Powerspeed’s outstanding performance is resultant of growth in sales volumes as the company launched an aggressive drive in opening new shops leading to a total retail space of 12 000 square metres country wide.

The company’s revenue grew to  $82,5 million from $53,9 million, a 53 percent upsurge in revenue as profit before tax jumped 288 percent to $5,7 million compared to $1,5 million during the same period last year.

Powerspeed credited the phenomenal growth in business to the introduction of flagship branches at Harare drive in Pomona and Village Walk, Borrowdale despite having an established branch nearby, which all led to surge in volumes uptake.

“The key strategy for the year was growth in sales volumes, with a resultant improvement in our purchasing power.

“During the year we continued our expansion programme opening 1 800 square meter flagship branch on Harare drive in Pomona. The branch’s performance exceeded expectations.

“We also opened a 300 square metre convenience store at Village Walk, Borrowdale despite being stone’s throw away from the existing Sam Levy’s branch and the store performed well,” said management.

However, the hardware retail chain bemoaned various trade barriers which led to an inadequate supply of products that also encompassed limitations on foreign payments.

“Erratic supply of both local and imported products continued to be the greatest challenge we faced during the past 12 months. Imports were hampered by various trade barriers, notably Bureau Veritas, import licences, punitive duties and restrictions on foreign payments,” said Powerspeed.

The company’s Electrosales brand added 2 110sqm of space during the period (1 800 square metres Pomona branch & 300sqm Village Walk, Borrowadale) bringing the group’s total retail space to 12 000sqm.

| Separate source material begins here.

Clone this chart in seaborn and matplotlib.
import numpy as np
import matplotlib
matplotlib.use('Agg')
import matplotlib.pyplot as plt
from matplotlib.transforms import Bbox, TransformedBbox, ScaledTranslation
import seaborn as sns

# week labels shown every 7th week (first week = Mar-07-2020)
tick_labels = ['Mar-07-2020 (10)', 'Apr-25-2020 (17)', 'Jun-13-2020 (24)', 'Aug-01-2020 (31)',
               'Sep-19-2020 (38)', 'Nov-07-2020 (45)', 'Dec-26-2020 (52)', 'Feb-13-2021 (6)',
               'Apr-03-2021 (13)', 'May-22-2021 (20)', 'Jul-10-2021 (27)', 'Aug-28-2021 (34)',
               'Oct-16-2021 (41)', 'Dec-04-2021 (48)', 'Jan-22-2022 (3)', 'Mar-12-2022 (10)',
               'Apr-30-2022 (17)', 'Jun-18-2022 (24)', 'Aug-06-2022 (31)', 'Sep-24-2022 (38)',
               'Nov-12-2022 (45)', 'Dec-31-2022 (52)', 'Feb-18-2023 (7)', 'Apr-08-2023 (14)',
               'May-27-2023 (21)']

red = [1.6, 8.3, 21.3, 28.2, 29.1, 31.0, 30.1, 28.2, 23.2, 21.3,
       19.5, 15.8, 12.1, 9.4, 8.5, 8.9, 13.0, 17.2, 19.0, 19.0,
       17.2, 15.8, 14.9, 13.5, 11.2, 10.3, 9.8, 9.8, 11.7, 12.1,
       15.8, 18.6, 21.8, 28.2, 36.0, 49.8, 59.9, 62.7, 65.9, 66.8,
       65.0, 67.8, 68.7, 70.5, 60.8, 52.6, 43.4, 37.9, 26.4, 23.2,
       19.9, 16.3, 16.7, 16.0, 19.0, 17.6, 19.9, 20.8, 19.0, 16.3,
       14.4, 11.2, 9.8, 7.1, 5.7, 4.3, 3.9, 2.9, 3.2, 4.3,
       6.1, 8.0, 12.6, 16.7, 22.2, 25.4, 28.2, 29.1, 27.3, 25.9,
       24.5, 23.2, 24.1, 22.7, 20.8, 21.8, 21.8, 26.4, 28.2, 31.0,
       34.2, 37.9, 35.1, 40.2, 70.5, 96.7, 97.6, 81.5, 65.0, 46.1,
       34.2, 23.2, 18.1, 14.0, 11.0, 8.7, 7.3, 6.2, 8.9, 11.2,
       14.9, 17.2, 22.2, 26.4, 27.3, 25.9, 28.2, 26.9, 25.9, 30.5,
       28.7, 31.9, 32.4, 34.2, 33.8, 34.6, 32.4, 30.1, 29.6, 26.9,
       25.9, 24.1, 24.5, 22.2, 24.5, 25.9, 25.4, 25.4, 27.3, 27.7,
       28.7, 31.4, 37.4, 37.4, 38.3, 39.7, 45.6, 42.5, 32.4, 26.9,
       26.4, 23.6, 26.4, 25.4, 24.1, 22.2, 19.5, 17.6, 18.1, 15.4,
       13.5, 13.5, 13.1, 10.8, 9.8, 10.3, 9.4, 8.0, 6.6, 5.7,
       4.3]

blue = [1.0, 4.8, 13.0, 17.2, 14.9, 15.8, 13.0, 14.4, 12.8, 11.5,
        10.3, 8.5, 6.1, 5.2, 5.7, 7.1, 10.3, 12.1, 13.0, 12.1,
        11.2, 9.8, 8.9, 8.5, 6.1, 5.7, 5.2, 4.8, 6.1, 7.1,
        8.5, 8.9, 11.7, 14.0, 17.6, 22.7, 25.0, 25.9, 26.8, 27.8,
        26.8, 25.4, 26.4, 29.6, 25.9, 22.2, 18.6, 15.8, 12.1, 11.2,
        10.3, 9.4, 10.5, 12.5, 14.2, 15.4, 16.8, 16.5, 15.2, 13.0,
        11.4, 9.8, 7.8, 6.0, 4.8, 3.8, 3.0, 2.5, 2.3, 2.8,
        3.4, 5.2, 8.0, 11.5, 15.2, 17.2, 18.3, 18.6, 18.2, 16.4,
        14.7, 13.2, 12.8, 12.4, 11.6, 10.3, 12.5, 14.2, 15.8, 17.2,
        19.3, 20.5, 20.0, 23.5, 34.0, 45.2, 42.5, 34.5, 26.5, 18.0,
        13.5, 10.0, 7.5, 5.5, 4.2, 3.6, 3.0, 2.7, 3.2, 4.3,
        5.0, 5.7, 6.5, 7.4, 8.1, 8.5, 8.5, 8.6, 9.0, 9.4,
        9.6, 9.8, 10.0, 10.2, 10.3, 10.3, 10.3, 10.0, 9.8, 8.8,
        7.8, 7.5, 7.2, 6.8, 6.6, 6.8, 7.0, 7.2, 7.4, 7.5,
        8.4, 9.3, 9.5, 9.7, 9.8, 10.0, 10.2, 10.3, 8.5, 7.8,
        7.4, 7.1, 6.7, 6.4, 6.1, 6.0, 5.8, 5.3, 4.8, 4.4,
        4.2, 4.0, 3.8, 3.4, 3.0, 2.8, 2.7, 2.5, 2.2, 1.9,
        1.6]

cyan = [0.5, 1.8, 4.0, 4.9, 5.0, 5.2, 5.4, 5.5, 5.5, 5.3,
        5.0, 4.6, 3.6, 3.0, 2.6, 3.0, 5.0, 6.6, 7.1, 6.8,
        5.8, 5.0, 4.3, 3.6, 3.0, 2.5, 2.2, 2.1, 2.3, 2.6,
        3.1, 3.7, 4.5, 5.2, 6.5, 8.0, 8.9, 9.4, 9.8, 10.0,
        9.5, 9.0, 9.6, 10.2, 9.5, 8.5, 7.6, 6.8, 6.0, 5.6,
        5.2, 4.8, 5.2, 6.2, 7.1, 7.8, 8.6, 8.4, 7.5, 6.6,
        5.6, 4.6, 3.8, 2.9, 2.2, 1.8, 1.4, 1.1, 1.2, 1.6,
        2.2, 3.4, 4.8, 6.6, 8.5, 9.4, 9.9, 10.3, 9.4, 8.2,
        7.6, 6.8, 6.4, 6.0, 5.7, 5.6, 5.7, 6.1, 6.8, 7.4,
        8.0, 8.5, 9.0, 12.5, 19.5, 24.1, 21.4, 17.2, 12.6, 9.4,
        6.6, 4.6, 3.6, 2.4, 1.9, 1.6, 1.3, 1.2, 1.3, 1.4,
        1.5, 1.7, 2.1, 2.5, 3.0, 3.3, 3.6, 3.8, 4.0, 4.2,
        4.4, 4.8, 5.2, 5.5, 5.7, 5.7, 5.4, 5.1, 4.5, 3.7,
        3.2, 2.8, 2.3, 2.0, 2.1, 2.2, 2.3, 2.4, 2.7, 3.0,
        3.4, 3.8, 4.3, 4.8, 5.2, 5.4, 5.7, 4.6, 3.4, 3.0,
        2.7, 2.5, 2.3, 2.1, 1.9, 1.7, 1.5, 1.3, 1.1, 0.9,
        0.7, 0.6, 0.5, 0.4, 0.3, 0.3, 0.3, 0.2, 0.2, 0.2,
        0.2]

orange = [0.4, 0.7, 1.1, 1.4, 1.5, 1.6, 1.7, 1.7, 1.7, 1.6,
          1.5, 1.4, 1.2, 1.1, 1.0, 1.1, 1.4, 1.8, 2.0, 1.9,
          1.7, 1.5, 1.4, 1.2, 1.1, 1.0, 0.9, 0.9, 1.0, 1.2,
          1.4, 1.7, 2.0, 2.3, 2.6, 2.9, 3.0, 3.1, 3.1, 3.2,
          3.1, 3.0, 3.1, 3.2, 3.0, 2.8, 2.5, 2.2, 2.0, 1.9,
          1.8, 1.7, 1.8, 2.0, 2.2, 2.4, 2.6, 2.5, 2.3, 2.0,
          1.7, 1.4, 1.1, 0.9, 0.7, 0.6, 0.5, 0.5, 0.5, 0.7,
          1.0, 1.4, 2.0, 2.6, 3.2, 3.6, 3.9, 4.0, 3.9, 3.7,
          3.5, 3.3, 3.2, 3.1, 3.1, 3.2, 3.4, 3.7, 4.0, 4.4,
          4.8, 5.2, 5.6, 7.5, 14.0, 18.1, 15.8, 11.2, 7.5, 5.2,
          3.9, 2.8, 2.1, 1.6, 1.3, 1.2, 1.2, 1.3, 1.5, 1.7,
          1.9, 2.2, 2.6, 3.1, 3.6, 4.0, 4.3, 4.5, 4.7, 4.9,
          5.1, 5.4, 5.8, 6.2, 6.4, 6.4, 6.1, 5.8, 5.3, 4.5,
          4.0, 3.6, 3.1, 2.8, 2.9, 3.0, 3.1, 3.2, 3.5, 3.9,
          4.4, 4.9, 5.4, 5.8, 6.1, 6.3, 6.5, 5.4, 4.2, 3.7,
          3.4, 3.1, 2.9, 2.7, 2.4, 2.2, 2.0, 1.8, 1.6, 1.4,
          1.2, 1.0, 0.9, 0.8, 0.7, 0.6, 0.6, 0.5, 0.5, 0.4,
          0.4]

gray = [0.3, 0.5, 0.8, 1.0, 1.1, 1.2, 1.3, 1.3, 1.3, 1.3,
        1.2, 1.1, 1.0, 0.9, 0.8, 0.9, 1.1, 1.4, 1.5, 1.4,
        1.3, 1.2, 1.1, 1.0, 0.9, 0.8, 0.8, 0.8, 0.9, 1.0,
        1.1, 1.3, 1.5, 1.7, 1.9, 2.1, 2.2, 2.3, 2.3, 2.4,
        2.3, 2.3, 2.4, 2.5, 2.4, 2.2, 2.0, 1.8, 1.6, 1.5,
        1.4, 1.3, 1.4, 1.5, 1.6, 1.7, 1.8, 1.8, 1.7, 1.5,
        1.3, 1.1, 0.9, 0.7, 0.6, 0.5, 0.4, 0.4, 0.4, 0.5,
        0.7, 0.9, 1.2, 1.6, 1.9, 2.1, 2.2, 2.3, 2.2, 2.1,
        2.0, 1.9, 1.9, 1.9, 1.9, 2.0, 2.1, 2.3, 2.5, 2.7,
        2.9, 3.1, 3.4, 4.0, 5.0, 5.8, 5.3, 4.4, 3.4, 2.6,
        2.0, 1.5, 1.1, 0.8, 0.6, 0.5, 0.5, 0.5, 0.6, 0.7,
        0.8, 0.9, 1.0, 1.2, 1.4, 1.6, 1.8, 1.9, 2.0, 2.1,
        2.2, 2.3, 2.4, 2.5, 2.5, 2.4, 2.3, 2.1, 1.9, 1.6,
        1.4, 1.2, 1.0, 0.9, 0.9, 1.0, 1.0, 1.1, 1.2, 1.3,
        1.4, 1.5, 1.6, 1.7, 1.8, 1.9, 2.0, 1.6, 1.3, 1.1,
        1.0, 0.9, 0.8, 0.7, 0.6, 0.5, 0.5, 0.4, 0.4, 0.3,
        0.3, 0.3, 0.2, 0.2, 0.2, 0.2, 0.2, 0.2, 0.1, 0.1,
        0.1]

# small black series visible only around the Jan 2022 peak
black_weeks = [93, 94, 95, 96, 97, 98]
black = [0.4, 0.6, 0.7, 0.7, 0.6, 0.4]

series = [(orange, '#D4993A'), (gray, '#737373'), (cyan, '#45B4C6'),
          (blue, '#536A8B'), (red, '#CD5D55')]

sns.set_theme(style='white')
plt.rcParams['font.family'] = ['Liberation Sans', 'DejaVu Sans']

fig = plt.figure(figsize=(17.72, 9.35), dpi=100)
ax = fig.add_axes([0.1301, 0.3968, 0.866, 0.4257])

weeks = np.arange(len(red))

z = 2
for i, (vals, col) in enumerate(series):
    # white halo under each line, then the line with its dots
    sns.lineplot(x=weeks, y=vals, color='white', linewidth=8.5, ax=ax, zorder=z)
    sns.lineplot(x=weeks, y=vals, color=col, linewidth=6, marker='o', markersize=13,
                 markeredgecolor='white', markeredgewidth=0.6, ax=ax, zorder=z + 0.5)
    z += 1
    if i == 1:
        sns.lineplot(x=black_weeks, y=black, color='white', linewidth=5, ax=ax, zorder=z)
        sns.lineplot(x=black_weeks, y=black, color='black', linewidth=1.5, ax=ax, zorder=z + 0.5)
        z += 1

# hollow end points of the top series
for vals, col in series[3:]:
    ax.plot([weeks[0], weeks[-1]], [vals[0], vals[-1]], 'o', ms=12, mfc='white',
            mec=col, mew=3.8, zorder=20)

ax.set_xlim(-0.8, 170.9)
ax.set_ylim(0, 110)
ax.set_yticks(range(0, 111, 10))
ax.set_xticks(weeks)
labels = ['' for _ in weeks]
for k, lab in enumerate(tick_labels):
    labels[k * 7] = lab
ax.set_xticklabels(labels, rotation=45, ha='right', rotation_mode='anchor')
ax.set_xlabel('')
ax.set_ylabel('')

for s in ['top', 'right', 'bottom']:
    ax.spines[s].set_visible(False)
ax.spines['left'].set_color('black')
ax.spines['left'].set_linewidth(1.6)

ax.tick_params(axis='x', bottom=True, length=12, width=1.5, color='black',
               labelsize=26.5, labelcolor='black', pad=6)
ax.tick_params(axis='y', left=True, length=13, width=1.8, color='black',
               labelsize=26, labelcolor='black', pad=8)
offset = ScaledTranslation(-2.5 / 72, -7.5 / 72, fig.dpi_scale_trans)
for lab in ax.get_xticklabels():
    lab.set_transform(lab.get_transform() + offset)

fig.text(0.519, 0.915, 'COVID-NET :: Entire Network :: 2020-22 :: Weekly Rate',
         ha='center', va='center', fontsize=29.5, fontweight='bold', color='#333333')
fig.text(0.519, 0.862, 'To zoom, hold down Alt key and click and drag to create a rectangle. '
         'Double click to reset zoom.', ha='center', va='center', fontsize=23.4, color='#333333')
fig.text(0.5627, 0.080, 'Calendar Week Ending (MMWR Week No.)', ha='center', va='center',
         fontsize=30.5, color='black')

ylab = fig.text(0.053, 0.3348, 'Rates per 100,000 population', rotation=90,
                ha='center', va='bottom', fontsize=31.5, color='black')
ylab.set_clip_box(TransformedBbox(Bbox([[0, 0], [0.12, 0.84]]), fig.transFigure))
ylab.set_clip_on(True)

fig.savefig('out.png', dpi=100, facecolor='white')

But does the facile growth of retail space really translate to “real growth”?

The answer is a simple yes. And it’s simultaneously a simple no.

Expansive retail space is beneficial for retailers to the extent of a potential increase in customer footprint and hence potential of increased revenue.

But on the other hand, it’s a sign of a lack of innovation on the part of the retailer, especially in this contemporary environment where digital retail platforms are increasing taking over (take a hint: Jeff Bezos’s Amazon.com is now worth over $100 billion!)

Irrational expansion of retail space is no longer justifiable. Analysts say retailers need to better understand the physical requirements to support a world where online is a significant and growing sales channel.

And to this extent, they can better optimise space with demand (because increase in retail space is not a free hit, it has an impact on margins).

But maybe, just maybe increasing retail space may have justification, especially in an economic milieu such as Zimbabwe where digital retail platforms are still embryonic. Powerspeed’s numbers may just give us an insight.

“The new branches have been well received, making significant contributions to the topline,” said the analysts at Akribos.

Year-on-year topline growth of 53 percent was registered by the group, as revenue grew to $82,5 million from $53,9 million during FY2017, on the back of inflationary pressures as well as strong volumes growth.